I think there is a narrative in the press about the sort of “good use case” of facial recognition in in this war, maybe on the side of Ukraine. As someone who deals in the gray areas, how do you react to seeing all those different pieces of information come out?
It’s really hard to unpack. The more nefarious and dubious stuff is Ukrainian soldiers contacting the families of dead soldiers in order to harass them and mock them. The more benevolent or good use case of is Ukrainian-Russian independent journalists trying to contact the family to talk about, “Have you received compensation for the death? Have you been told about this? Have you been told to hush up by the government?”
Do you think that we could ever have average people using facial recognition in the U.S. the way they are in Russia?

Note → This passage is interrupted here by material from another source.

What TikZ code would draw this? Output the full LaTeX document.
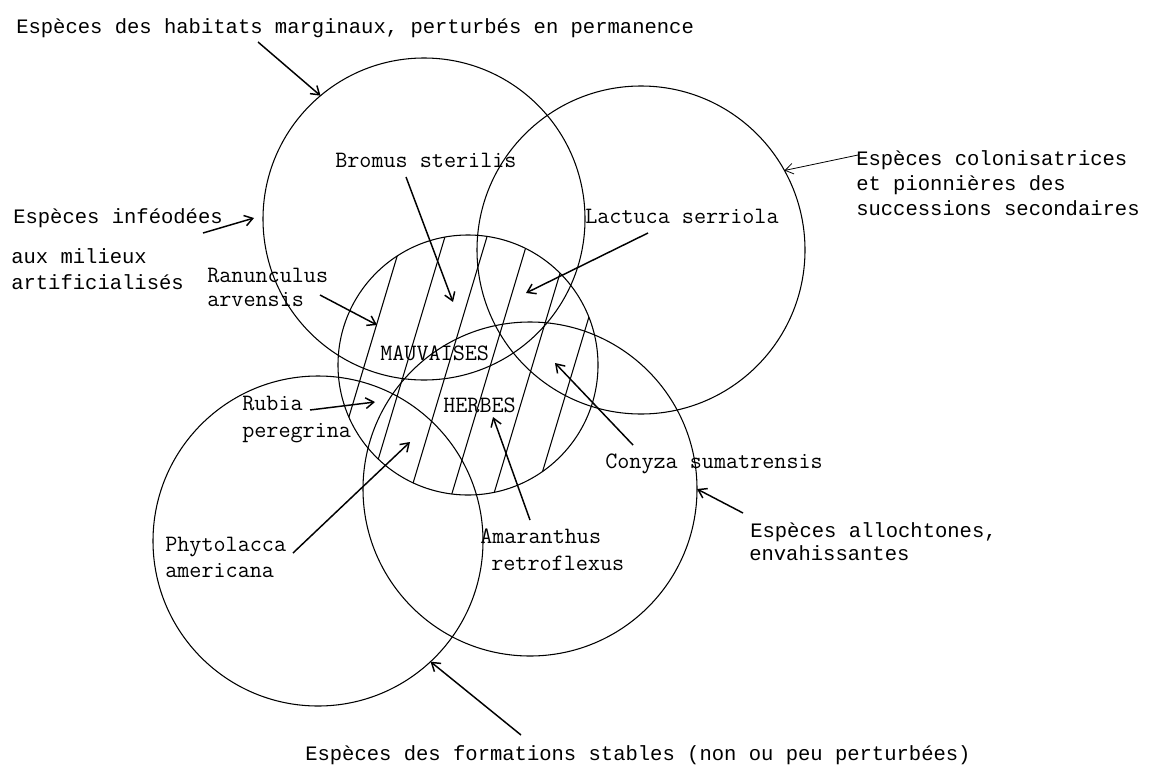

All it takes is one big dump of photos from Instagram or Facebook, and then it could be applied. It’ll never be to the degree of Russia and Ukraine, just because the base of the country is just so corrupt and rotten, in both countries, with data leaks and corruption and all that stuff. But we have our own American version of this, we have lots of access to commercial apps and providers that could be leaked at some point.
There’s a million examples of people buying commercial data. This is legal. It shouldn’t be, but it’s legal. You can buy people’s geolocation data from different apps that track it. Most famously there was an example of someone who was able to buy the geolocation data that came from Grindr. And they used that to out a Catholic priest. If we ever do get to that singularity of data being available to everyone, it’ll probably be through some kind of leak or selling data through commercial apps related to your face. Maybe there’s a big data dump from Facebook or LinkedIn. If this happened for Facebook, I think the world would burn down with how people would use it.

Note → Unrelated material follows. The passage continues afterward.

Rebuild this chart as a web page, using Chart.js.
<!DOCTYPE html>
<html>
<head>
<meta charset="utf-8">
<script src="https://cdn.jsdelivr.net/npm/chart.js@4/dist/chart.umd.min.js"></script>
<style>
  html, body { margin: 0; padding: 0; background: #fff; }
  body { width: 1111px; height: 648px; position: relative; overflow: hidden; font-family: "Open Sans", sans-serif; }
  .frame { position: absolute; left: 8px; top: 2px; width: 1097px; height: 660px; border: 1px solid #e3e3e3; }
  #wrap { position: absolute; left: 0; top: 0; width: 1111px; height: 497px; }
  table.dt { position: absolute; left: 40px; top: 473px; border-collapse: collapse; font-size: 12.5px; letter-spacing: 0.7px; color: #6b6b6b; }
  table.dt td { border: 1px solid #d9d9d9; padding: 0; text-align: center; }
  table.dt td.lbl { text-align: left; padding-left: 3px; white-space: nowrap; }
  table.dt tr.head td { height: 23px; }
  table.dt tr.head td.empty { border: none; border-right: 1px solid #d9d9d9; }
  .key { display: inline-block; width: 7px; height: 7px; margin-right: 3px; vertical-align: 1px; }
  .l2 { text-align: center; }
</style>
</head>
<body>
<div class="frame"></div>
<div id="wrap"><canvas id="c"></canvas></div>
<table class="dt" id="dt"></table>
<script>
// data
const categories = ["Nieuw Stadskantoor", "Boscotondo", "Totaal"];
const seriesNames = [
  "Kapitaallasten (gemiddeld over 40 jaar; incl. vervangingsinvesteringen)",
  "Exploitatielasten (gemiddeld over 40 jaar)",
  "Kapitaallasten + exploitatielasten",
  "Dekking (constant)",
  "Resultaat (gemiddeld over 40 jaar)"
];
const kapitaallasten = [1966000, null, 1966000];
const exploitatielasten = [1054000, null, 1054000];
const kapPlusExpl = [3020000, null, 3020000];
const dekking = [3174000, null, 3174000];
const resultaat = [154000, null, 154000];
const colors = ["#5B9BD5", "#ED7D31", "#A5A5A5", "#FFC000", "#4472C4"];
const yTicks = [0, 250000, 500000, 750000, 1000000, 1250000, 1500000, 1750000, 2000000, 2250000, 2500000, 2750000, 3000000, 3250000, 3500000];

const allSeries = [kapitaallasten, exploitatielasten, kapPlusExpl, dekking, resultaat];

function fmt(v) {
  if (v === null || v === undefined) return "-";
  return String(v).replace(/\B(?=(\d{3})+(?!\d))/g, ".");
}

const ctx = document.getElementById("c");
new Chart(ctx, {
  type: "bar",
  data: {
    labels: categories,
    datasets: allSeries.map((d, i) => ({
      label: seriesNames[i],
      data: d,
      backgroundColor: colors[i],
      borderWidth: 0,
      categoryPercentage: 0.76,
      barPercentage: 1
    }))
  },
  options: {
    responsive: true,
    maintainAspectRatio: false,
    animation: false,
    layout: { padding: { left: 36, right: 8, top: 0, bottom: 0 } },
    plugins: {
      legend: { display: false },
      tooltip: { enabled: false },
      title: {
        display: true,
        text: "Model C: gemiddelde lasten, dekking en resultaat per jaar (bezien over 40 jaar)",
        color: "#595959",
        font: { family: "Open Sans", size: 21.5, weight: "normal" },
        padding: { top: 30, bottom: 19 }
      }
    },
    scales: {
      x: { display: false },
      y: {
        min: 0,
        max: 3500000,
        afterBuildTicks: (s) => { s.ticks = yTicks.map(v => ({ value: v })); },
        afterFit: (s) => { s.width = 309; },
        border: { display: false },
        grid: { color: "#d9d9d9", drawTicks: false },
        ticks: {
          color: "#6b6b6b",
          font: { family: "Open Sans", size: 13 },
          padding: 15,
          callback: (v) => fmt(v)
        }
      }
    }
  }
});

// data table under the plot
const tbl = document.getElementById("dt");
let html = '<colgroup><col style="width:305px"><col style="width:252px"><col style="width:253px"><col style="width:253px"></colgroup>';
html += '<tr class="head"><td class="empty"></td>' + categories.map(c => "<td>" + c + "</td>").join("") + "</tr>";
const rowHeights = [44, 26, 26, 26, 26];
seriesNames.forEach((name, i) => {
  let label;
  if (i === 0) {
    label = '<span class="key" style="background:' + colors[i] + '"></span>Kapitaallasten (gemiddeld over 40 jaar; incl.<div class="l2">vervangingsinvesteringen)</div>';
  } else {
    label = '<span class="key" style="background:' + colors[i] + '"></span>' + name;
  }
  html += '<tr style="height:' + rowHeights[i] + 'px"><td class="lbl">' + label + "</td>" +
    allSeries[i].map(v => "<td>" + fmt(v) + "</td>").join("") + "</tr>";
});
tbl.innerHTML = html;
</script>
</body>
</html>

There’s been work by Timnit Gebru, Joy Buolamwini, and others that shows that facial recognition works less well on darker skin tones. That’s something that I think about a lot if we’re thinking about an American application. How does race fit into this picture?

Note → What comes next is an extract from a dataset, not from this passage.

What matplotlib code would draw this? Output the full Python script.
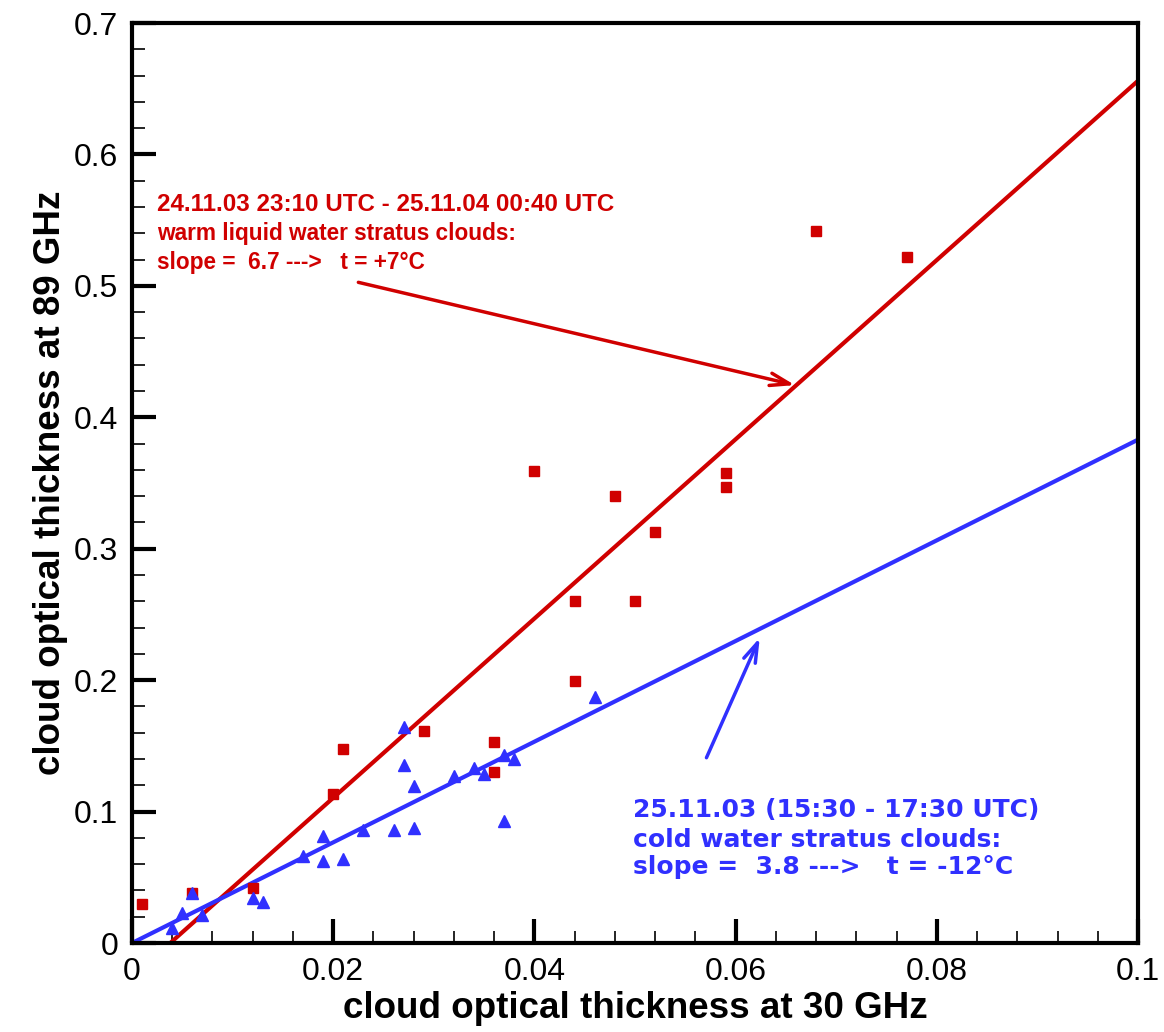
import numpy as np
import matplotlib
matplotlib.use('agg')
from matplotlib import pyplot as plt
from matplotlib.ticker import MultipleLocator, FormatStrFormatter

plt.rcParams['font.family'] = ['Liberation Sans', 'DejaVu Sans']

# warm stratus (red squares)
warm_x = [0.001, 0.006, 0.012, 0.020, 0.021, 0.029, 0.036, 0.036, 0.044, 0.044,
          0.040, 0.048, 0.052, 0.050, 0.059, 0.059, 0.068, 0.077]
warm_y = [0.030, 0.038, 0.042, 0.1135, 0.148, 0.1615, 0.153, 0.130, 0.1995, 0.260,
          0.3595, 0.340, 0.313, 0.260, 0.358, 0.347, 0.5415, 0.5217]

# cold stratus (blue triangles)
cold_x = [0.004, 0.005, 0.006, 0.007, 0.012, 0.013, 0.017, 0.019, 0.019, 0.021,
          0.023, 0.026, 0.027, 0.027, 0.028, 0.028, 0.032, 0.034, 0.035, 0.037,
          0.037, 0.038, 0.046]
cold_y = [0.0115, 0.023, 0.038, 0.021, 0.034, 0.031, 0.066, 0.0815, 0.0625, 0.064,
          0.086, 0.086, 0.1355, 0.1645, 0.1195, 0.0876, 0.127, 0.133, 0.1285, 0.093,
          0.143, 0.140, 0.187]

# fitted lines: slope, x-intercept
warm_fit = (6.82, 0.0038)
cold_fit = (3.83, 0.0)

warm_text = ['24.11.03 23:10 UTC - 25.11.04 00:40 UTC',
             'warm liquid water stratus clouds:',
             'slope =  6.7 --->   t = +7°C']
warm_text_y = [0.562, 0.540, 0.518]
cold_text = ['25.11.03 (15:30 - 17:30 UTC)',
             'cold water stratus clouds:',
             'slope =  3.8 --->   t = -12°C']
cold_text_y = [0.1013, 0.0784, 0.0579]

red = '#D00000'
blue = '#3030FF'

fig = plt.figure(figsize=(11.64, 10.32), dpi=100)
ax = fig.add_axes([0.1134, 0.0862, 0.8643, 0.8915])

xx = np.linspace(warm_fit[1], 0.1, 50)
ax.plot(xx, warm_fit[0]*(xx-warm_fit[1]), color=red, lw=3, zorder=2)
xx = np.linspace(cold_fit[1], 0.1, 50)
ax.plot(xx, cold_fit[0]*(xx-cold_fit[1]), color=blue, lw=3, zorder=2)

ax.plot(warm_x, warm_y, 's', color=red, ms=7.5, zorder=3)
ax.plot(cold_x, cold_y, '^', color=blue, ms=8.5, zorder=3)

ax.annotate('', xy=(0.0659, 0.4245), xytext=(0.0225, 0.5027),
            arrowprops=dict(arrowstyle='->,head_length=1.4,head_width=0.45', color=red, lw=2.5,
                            shrinkA=0, shrinkB=0))
ax.annotate('', xy=(0.0624, 0.2323), xytext=(0.0571, 0.141),
            arrowprops=dict(arrowstyle='->,head_length=1.4,head_width=0.45', color=blue, lw=2.5,
                            shrinkA=0, shrinkB=0))

for i, (s, yv) in enumerate(zip(warm_text, warm_text_y)):
    ax.text(0.0025, yv, s, color=red, fontsize=17.4 if i == 0 else 16.3,
            fontweight='bold', va='center')
for s, yv in zip(cold_text, cold_text_y):
    ax.text(0.0498, yv, s, color=blue, fontsize=18, family='DejaVu Sans',
            fontweight='bold', va='center')

ax.set_xlim(0, 0.1)
ax.set_ylim(0, 0.7)
ax.xaxis.set_major_locator(MultipleLocator(0.02))
ax.xaxis.set_minor_locator(MultipleLocator(0.004))
ax.yaxis.set_major_locator(MultipleLocator(0.1))
ax.yaxis.set_minor_locator(MultipleLocator(0.02))
ax.xaxis.set_major_formatter(FormatStrFormatter('%g'))
ax.yaxis.set_major_formatter(FormatStrFormatter('%g'))
ax.tick_params(which='major', direction='in', length=17, width=3, labelsize=23, pad=10)
ax.tick_params(which='minor', direction='in', length=9, width=1.2)
for s in ['left', 'bottom', 'top', 'right']:
    ax.spines[s].set_linewidth(3)

ax.set_xlabel('cloud optical thickness at 30 GHz', fontsize=26.5, fontweight='bold', labelpad=3)
ax.set_ylabel('cloud optical thickness at 89 GHz', fontsize=26.5, fontweight='bold', labelpad=4)

plt.savefig('out.png', dpi=100)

That’s definitely an issue because these things are tested most often on white people. This is something I run into a lot when I run Findclone on people who are not ethnically Russian or white. Russia’s a very diverse country with hundreds of races and ethnicities and religions. Sometimes I run facial recognition for people who are from the Far East, like Buryats, an ethnic group that’s near Mongolia, and the results are much worse than if I were to run on an ethnically Russian person. If I run a facial recognition of a Black person on Findclone, it’ll bring up Barack Obama and NBA players. That’s mostly because there’s not a lot of Black people in Russia.
That’s what the AI was trained on.
Exactly. So the data is just not as good.
I’m struck by the tension between two things you said. Number one is that “It’s going to happen. These tools are going to be more widespread,” but also, “If it happened with Facebook, the world would burn down.”
It already exists behind closed doors. Google, Facebook, Amazon, Microsoft, all these places already have extremely powerful facial recognition that works. It’s kind of like a dam. What could burst the dam is if this stuff is made commercially available. All it takes is one person on GitHub, plus a data leak. And once that happens it’s fair game.